[Dataset excerpt]
* start *

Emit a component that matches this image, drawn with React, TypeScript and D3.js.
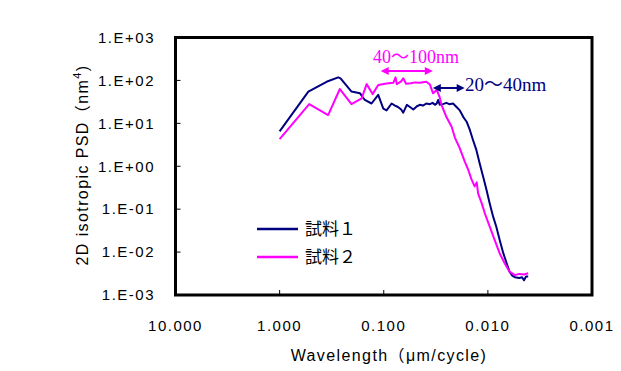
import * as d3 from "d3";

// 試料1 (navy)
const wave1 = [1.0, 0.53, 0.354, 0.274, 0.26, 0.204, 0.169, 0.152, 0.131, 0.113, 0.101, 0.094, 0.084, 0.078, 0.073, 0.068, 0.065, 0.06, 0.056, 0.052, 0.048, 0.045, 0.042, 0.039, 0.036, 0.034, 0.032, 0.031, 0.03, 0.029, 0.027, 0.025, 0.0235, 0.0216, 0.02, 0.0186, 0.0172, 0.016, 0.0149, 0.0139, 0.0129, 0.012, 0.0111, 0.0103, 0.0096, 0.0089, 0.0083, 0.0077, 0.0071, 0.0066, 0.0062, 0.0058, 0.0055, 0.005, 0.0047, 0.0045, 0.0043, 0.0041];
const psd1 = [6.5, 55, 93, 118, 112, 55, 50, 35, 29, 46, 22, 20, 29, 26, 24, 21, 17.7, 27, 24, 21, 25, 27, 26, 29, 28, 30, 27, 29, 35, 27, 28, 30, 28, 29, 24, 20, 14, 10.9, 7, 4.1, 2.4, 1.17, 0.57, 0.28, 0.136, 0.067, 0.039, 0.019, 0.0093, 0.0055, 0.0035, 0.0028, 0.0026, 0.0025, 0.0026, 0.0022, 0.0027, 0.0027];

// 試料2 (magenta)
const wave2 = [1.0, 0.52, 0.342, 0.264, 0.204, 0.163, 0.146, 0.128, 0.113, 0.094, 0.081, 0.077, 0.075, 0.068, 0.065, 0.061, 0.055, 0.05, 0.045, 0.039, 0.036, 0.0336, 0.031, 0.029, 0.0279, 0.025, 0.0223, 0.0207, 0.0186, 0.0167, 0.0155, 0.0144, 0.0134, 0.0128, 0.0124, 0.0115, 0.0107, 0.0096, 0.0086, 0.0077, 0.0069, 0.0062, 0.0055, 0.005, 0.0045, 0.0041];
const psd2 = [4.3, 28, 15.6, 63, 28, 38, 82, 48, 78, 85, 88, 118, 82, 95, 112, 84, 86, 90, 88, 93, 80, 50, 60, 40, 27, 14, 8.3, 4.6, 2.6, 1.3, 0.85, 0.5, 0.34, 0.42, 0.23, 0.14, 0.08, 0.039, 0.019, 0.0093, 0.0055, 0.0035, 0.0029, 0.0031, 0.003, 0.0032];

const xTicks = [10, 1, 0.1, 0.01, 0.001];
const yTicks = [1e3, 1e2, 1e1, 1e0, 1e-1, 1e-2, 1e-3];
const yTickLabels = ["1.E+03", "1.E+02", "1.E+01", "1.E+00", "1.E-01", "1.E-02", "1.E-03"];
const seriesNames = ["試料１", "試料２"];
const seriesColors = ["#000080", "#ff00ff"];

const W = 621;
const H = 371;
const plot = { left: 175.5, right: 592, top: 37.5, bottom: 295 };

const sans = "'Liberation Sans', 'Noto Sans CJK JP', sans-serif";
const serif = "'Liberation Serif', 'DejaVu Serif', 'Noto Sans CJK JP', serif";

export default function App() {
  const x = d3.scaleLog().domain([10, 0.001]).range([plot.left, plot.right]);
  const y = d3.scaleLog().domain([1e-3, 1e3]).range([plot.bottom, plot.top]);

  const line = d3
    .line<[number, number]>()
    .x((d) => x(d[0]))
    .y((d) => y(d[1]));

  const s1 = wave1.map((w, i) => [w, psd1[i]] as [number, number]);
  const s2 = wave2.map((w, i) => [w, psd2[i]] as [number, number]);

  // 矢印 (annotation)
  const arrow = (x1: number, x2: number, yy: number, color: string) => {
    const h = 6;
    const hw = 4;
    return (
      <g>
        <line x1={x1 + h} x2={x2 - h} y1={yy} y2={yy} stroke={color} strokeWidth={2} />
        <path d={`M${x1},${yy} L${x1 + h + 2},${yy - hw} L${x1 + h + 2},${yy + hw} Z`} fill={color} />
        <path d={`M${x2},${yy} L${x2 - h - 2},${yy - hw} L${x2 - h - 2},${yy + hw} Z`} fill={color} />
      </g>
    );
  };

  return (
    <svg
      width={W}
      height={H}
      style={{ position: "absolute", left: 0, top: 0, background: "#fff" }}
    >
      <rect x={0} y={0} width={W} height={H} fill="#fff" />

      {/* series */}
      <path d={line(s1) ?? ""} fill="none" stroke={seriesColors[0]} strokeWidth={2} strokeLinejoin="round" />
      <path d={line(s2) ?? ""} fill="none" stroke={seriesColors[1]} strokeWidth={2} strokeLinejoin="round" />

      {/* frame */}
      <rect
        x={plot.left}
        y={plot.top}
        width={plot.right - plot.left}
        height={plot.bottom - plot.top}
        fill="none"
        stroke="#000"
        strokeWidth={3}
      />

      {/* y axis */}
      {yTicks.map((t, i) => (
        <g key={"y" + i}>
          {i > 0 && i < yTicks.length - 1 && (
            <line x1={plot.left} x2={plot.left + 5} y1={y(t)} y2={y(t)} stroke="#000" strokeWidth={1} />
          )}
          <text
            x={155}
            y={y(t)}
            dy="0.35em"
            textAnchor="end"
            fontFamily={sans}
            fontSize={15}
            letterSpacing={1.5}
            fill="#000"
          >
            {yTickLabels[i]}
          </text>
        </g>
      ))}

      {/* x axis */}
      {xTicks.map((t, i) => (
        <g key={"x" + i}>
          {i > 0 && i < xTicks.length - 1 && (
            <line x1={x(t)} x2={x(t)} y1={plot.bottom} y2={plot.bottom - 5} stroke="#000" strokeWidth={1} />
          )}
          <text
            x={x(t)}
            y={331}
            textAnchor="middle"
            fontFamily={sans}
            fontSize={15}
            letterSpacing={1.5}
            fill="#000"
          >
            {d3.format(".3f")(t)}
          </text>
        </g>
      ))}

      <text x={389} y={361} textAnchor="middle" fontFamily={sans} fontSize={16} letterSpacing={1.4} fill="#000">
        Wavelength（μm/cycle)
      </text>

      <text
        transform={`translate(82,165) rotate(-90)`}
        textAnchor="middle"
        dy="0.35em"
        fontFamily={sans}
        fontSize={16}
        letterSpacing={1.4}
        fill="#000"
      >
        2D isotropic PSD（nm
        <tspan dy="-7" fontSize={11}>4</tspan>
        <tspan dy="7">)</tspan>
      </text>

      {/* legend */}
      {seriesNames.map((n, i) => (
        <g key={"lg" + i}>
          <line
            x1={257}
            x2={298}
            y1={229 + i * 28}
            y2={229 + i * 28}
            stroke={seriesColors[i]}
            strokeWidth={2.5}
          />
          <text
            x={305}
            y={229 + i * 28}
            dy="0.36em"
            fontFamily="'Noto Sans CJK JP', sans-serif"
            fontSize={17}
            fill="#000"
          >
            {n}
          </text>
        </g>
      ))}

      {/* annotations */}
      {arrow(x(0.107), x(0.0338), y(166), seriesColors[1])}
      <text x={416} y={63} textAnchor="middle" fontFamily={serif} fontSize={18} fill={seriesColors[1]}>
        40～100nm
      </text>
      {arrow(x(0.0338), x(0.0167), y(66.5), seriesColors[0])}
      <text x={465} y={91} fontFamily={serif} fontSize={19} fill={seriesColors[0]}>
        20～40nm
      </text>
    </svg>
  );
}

* end *
* start *

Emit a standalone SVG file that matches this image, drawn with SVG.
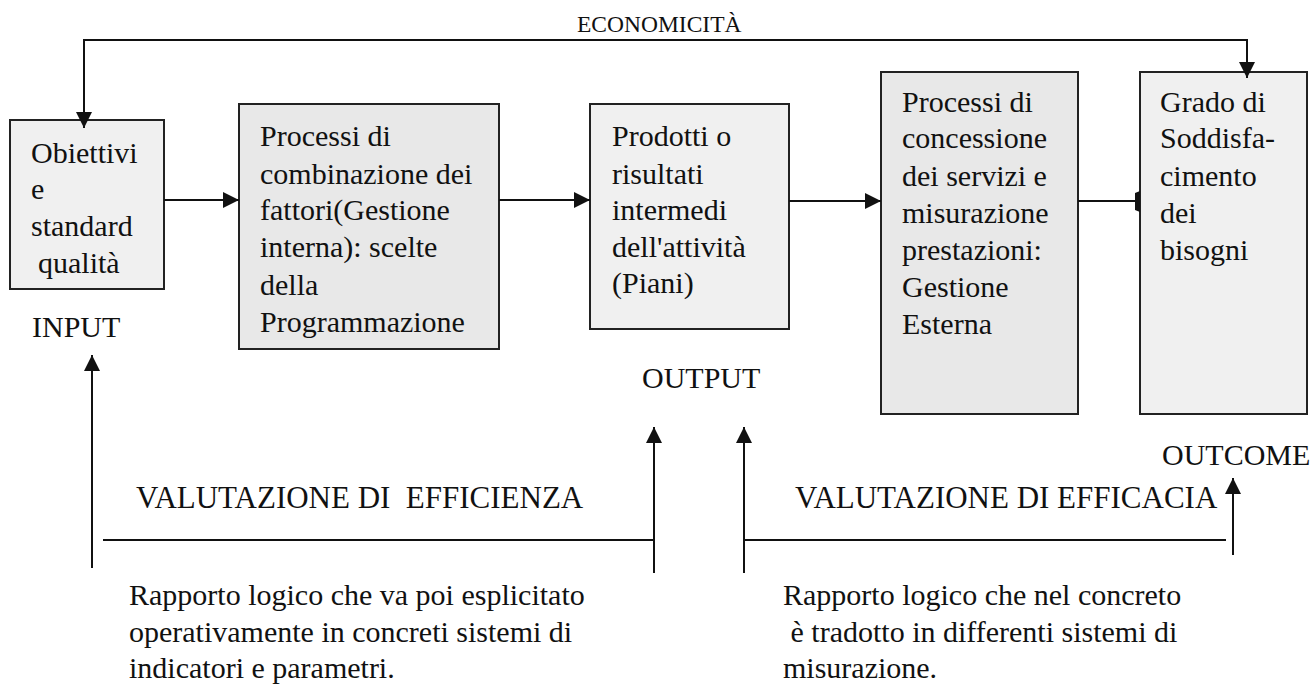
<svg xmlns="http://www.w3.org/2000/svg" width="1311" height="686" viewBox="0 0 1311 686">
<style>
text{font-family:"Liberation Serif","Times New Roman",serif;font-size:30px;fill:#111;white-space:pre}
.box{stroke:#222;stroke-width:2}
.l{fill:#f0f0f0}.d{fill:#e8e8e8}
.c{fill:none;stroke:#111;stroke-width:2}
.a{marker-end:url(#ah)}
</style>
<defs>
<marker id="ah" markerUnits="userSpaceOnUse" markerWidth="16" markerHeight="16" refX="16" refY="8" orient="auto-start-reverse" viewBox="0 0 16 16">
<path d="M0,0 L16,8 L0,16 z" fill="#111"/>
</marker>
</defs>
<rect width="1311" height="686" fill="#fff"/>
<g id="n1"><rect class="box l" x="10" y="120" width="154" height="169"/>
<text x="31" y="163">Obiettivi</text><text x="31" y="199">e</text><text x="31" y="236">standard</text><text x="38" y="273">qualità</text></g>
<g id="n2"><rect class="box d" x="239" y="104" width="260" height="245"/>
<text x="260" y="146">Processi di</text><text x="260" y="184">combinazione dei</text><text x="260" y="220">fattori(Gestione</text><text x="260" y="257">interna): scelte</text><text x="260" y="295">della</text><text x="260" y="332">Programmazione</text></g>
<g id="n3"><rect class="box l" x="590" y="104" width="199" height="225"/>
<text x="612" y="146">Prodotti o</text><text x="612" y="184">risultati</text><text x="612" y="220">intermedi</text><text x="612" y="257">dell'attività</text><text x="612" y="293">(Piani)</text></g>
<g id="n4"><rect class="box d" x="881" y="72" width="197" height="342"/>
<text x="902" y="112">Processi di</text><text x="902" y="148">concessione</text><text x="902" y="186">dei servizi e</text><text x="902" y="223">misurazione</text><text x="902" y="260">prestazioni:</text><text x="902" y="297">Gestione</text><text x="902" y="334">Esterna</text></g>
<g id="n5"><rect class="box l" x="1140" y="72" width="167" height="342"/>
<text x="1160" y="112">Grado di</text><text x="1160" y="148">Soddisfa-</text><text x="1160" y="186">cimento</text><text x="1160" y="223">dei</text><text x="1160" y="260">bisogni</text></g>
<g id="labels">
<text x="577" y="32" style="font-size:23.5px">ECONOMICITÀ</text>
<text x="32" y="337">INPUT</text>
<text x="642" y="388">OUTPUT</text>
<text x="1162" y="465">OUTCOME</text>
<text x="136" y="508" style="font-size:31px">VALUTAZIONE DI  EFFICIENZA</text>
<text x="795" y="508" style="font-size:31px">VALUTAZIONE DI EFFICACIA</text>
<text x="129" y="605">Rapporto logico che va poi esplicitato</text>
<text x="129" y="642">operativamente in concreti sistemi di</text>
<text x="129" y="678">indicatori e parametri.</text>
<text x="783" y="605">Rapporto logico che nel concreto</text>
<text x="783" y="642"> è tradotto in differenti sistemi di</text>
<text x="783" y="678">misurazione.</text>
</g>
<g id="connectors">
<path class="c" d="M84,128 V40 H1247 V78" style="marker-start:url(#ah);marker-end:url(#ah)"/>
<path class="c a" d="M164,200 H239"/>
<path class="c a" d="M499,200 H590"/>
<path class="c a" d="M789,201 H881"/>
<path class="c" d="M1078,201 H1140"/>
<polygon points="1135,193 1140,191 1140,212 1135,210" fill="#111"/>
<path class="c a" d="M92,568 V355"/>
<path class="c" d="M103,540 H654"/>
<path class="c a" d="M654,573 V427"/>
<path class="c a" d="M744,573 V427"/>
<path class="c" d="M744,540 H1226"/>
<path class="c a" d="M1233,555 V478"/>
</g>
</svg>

* end *

> [Aim of the task] Show every line above in which the word "matches" occurs.

> [Full solution]
Emit a component that matches this image, drawn with React, TypeScript and D3.js.
Emit a standalone SVG file that matches this image, drawn with SVG.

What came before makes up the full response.